Every move the Blazers make this summer will include a "Dame tax." The extra $10 million on top of what I had heard for months was going to be Grant's deal? That's to show Lillard they're serious about keeping his guy. If Joe Cronin does go back to the table with Masai Ujiri to revisit talks about O.G. Anunoby, he won't just be giving up however many picks it takes to get Anunoby. You're giving up assets for the player as well as to not lose Lillard.
It's not a great bargaining position, but that's where Cronin and Lillard find themselves after spending all offseason so loudly announcing their positions—Cronin with his repeated on-the-record promises to "go all-in" and "take big swings," Lillard with the public pressure he's put on the front office to make big moves or else risk losing him.
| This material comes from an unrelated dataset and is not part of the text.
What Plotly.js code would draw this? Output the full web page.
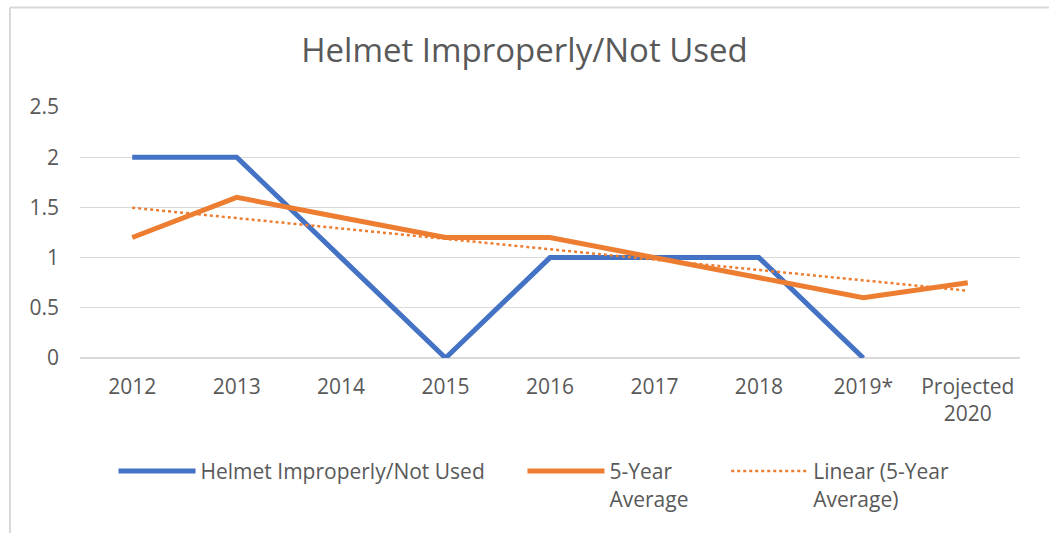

Getting Grant's deal done, even at a slightly higher number than expected, was the first part. Expect a new deal for restricted free agent Matisse Thybulle to come in the next day or two. Outside of the mid-level exception for a wing or a veteran-minimum big, that will probably be it for the "free agency" part of free agency. Short of the Draymond Green moonshot (Green, as expected, quickly agreed to a deal to stay with the Warriors), they were never going to get the "needle-mover" Lillard has asked for on the open market.
Cronin still has an opportunity to get something done involving either Anfernee Simons or Jusuf Nurkic plus draft capital to land that player on the trade market, and he's under an immense amount of pressure to do so. Since Cronin met Monday with Lillard and his agent, Aaron Goodwin, the superstar point guard's camp has been quiet and apparently willing to let free agency play out before determining whether to ask for a trade.
Lillard clearly wants to give Cronin every opportunity to do just enough to make him feel like he has a chance here. For now, everything is status quo on both of their ends. In the coming days, that will change in one direction or the other.
Elsewhere: Two of the Blazers' other free agents, Drew Eubanks and Cam Reddish, agreed to new deals with the Suns and Lakers, respectively. Neither were integral to the Blazers' future plans, although the loss of Eubanks and the decision earlier Friday to waive Trendon Watford's non-guaranteed salary leave Portland with no center depth beyond Nurkic.